其次,不少项目是以协作的方式完成的。这一时期已经出版的《中国当代新闻事业史》《中国新闻事业通史》《晋察冀日报史》等专著,《中国新闻业史》《中国新闻事业简史》等教材,和即将出版的《中国地区比较新闻史》《中国报刊史志》及《中国地市报新闻史汇编》等大部头的新闻史研究成果,就都是以协作方式完成的。其中,《中国新闻事业通史》是集中了十几个单位的50位新闻史研究工作者,用12年的时间,通力完成的。

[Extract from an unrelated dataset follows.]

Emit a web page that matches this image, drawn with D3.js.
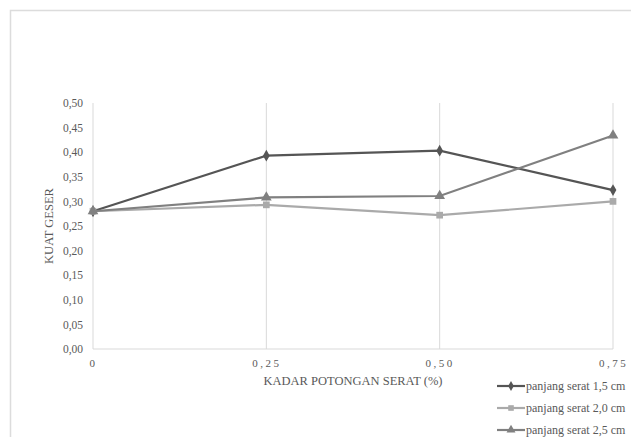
<!DOCTYPE html>
<html><head><meta charset="utf-8">
<script src="https://cdn.jsdelivr.net/npm/d3@7"></script>
<style>body{margin:0;background:#fff;}svg{display:block;font-family:"Liberation Serif","Times New Roman",serif;}</style>
</head><body><svg id="c" width="631" height="437"></svg>
<script>
const categories = [0, 0.25, 0.50, 0.75];
const xTickLabels = ["0", "0,25", "0,50", "0,75"];
const yTicks = [0,0.05,0.10,0.15,0.20,0.25,0.30,0.35,0.40,0.45,0.50];
const seriesNames = ["panjang serat 1,5 cm", "panjang serat 2,0 cm", "panjang serat 2,5 cm"];
const s15 = [0.280, 0.393, 0.403, 0.323];
const s20 = [0.280, 0.293, 0.272, 0.300];
const s25 = [0.280, 0.308, 0.311, 0.434];
const seriesValues = [s15, s20, s25];
const colors = ["#555555", "#aaaaaa", "#808080"];
const symbols = [d3.symbolDiamond, d3.symbolSquare, d3.symbolTriangle];

const svg = d3.select("#c");
svg.append("rect").attr("x",10.5).attr("y",10.5).attr("width",640).attr("height",440)
  .attr("fill","none").attr("stroke","#dcdcdc").attr("stroke-width",1.5);

const x = d3.scalePoint().domain(categories).range([93, 613]);
const y = d3.scaleLinear().domain([0, 0.5]).range([349, 103]);

svg.append("g").selectAll("line").data(categories).join("line")
  .attr("x1", d=>x(d)).attr("x2", d=>x(d)).attr("y1", y(0.5)).attr("y2", y(0))
  .attr("stroke", "#d9d9d9").attr("stroke-width", 1);
svg.append("line").attr("x1",93).attr("x2",613).attr("y1",y(0)).attr("y2",y(0))
  .attr("stroke","#d9d9d9");

const fmt = d => d.toFixed(2).replace(".", ",");
const yAxis = d3.axisLeft(y).tickValues(yTicks).tickFormat(fmt).tickSize(0).tickPadding(10);
const gy = svg.append("g").attr("transform","translate(93,0)").call(yAxis);
gy.select(".domain").remove();
gy.selectAll("text").attr("font-size", 11.5).attr("fill","#595959").attr("font-family","Liberation Serif, serif");

const xAxis = d3.axisBottom(x).tickFormat((d,i)=>xTickLabels[i]).tickSize(0).tickPadding(10);
const gx = svg.append("g").attr("transform",`translate(0,${y(0)})`).call(xAxis);
gx.select(".domain").remove();
gx.selectAll("text").attr("font-size", 11).attr("fill","#595959").attr("letter-spacing","2.5px").attr("font-family","Liberation Serif, serif");

svg.append("text").attr("x", 353).attr("y", 385).attr("text-anchor","middle")
  .attr("font-size", 12.5).attr("fill","#595959").text("KADAR POTONGAN SERAT (%)");
svg.append("text").attr("transform","translate(53,226) rotate(-90)").attr("text-anchor","middle")
  .attr("font-size", 12.5).attr("fill","#595959").text("KUAT GESER");

const line = d3.line().x((d,i)=>x(categories[i])).y(d=>y(d));
const sizes = [40, 45, 50];
seriesValues.forEach((vals, k) => {
  svg.append("path").datum(vals).attr("d", line).attr("fill","none")
    .attr("stroke", colors[k]).attr("stroke-width", 2.2);
  svg.append("g").selectAll("path").data(vals).join("path")
    .attr("transform", (d,i)=>`translate(${x(categories[i])},${y(d)})`)
    .attr("d", d3.symbol().type(symbols[k]).size(sizes[k]))
    .attr("fill", colors[k]);
});

const lg = svg.append("g");
seriesNames.forEach((n,k) => {
  const ly = 386 + k*22;
  lg.append("line").attr("x1",497).attr("x2",525).attr("y1",ly).attr("y2",ly)
    .attr("stroke",colors[k]).attr("stroke-width",2.2);
  lg.append("path").attr("transform",`translate(511,${ly})`)
    .attr("d", d3.symbol().type(symbols[k]).size(sizes[k]*0.7)).attr("fill",colors[k]);
  lg.append("text").attr("x",526).attr("y",ly+4).attr("font-size",12)
    .attr("fill","#595959").text(n);
});
</script></body></html>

《晋察冀日报史》是由曾经在该报工作过的26位老新闻工作者共同完成的。《中国报刊史志》则是由南京大学、北京大学、北京图书馆等十几个单位的近一百位新闻史研究工作者合作完成的。由于资料分散,检阅困难,搜访调查的工作量很大,一些卷帙浩繁的大项目,仅靠少数人的力量,难以在短期内蒇事。只有发挥集体的作用,实行广泛的协作,才能事半功倍,早出成果。1992年成立的中国新闻史学会,在组织协作方面,作了不少工作。最近一段时期的一些大的新闻史研究项目,就都是在这个会的牵头下,以协作的方式完成的。
最后,是研究的领域拓宽,研究的模式和成果的体裁多样化。从研究的领域看,已由单一的中共党报史研究,扩展到包括国民党在内的其他党报史的研究,和地区新闻史、军事报刊史、企业报刊史、铁路报刊史、报业经营管理史、广告事业发展史、广播电视史、通讯社史、新闻学术发展史、新闻教育史、新闻编辑史、新闻评论史以及新闻界人物包括名记者名编辑名办报人的历史的研究。从体裁看,已不局限于讲义和学习参考资料,既有供教学用的一般教材,也有通史、断代史、编年史、地方新闻史志和个别报纸个别报业集团个别人物的专史和纪传。在党报史研究占主流地位的前提下,研究的内容、体裁和模式,也日趋多元化。
近50年来的中国新闻史研究,特别是改革开放20年来的新闻史研究,成绩显著,硕果累累,为今后的新闻史研究工作,奠定了坚实的基础。新的世纪即将开始,为了推动下一个阶段中国新闻史研究的进一步开展,我们的新闻史研究工作者,还需要在以下几个方面,多作努力:
1. 继续克服新闻史研究中的“左”的和右的方面的影响,首先是克服“左”的方面影响,进一步拓宽研究的领域。毛泽东曾经说过,“宣传要研究左中右”。具体到新闻史的研究,就是在坚持以我为主的前提下,对历史上的“中、右”两方面的报刊,也应该投入一定的力量进行研究。此外,在如何对待传统继承的问题上,在如何处理史论关系的问题上,在如何对待新闻史上的各种报刊和各种人物的评价问题上,也应该坚持历史唯物主义和辩证唯物主义的观点,和实事求是的学风。不乱贴政治标签,不乱扣帽子。
2. 加强深入的个案研究,包括个别报刊个别新闻史人物和个别专史的研究。多填补一点以往研究工作中的空白,少一点大而全的简单的重复。
3. 加强新闻史研究工作者的协作与交流。协作是前此新闻史研究工作者之间一个好的传统,应该继续坚持。交流则不限于内地,应该同时包括海内外。例如海外华文报刊史的研究,就十分需要各国新闻史研究工作者的协作和交流。此外,内地和港、澳、台两岸三地之间的交流,也十分重要。这种交流,既包括研究成果之间的交流,也应该包括研究资料之间的交流。两岸新闻史研究工作者在研究1884—1885年中法战争时期广州出版的《述报》的过程中,就同时开展了这两方面的交流。成为两岸新闻史研究交流的一个范例。
经过新闻史研究工作者50年的辛勤耕耘,中国新闻史学科的这块园地已经花气氤氲,春意盎然,出现了千朵万朵压枝低的繁荣景象。在世纪之交的时刻,我们每一个从事中国新闻史研究的人,都既为已经取得的成绩感到欣慰,也深感肩上担子的沉重。中国是新闻传播的大国,中国的新闻事业有1 200年以上的历史,研究好和写好中国的新闻史,是每一个中国新闻史研究工作者义不容辞的责任,我们要为此努力。